I wouldn't be concerned if this was a FWB situation but I'm pretty sure it's gone way beyond that point.. We talk on the phone daily, text daily and we have both confided some very personal things to each other.. The sex is amazing and afterwards we just lay there or hours just talking...

I'm not in love with him and neither is he in love with me though we have both admitted to careing about each other a good bit... I do kind of have a feeling though that if feelings get too intense he's gonna bolt.. Leaving his M is not an option for him.. And when I do leave my marriage it's not because of my A it's for me and my happiness..
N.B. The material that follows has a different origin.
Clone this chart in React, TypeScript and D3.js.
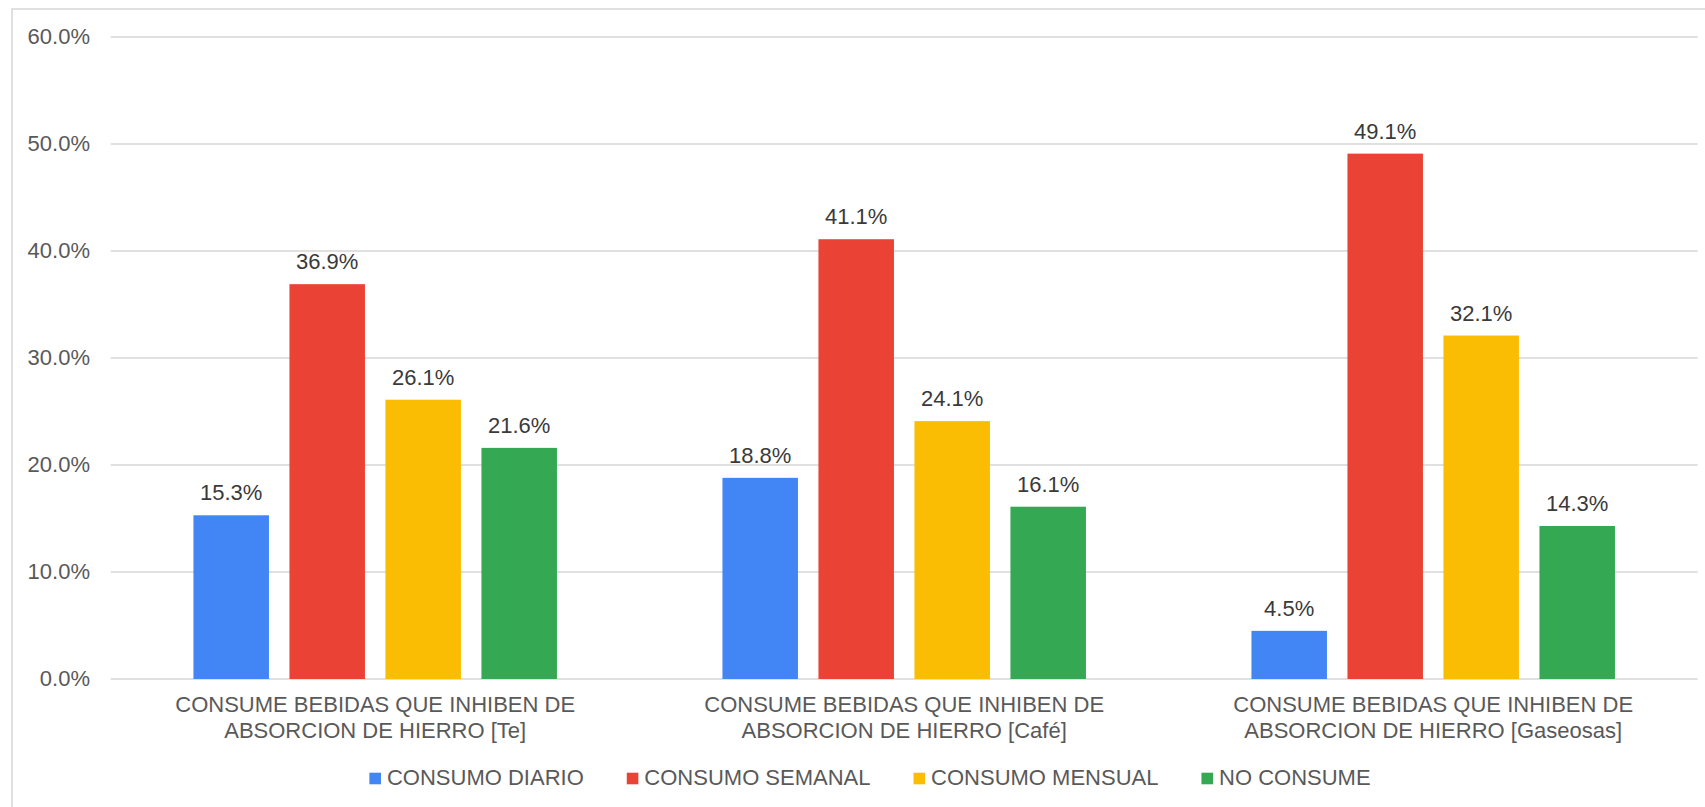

Question is this, do you think there is a way to keep things from getting any deeper then they are now? I've thought about maybe us not calling or texting as much and maybe not sharing so much about our personal lives.. I'm already more attached then what I want to be and I don't want it to be anymore then what it is now.. Part of me says end it now before I get hurt and start developing real feelings for this man and the other part says I'm already there just to accept things for what they are and keep the expectations to a minimum..
Anyone ever been in this place or have some words of wisdom to share?
iVillage Member
Registered: 05-09-2012
Thu, 08-30-2012 - 11:10am

Kinda sounds like my A.  When we started there were to be no emotional ties and we both know we aren't going to leave our spouses for each other.  That won't and didn't stop the emotions from building.  The only way to keep them from building up is to stop the A.  If your already in that deep your not going to be able to stop your feelings from growing.

iVillage Member
Registered: 05-15-2012
Thu, 08-30-2012 - 12:07pm

Well it sounds like you have a really good thing going here.  Try not to over analyze and pick things apart because it will just drive you crazy.  If you feel that the confiding and texting is getting a bit out of hand, then you're right you should taper it down a bit.  A simple relationship is always the best, less drama and less exposure.  I think it's completely ok to care (to a degree) for the person you're with and that seems to be where you're both at.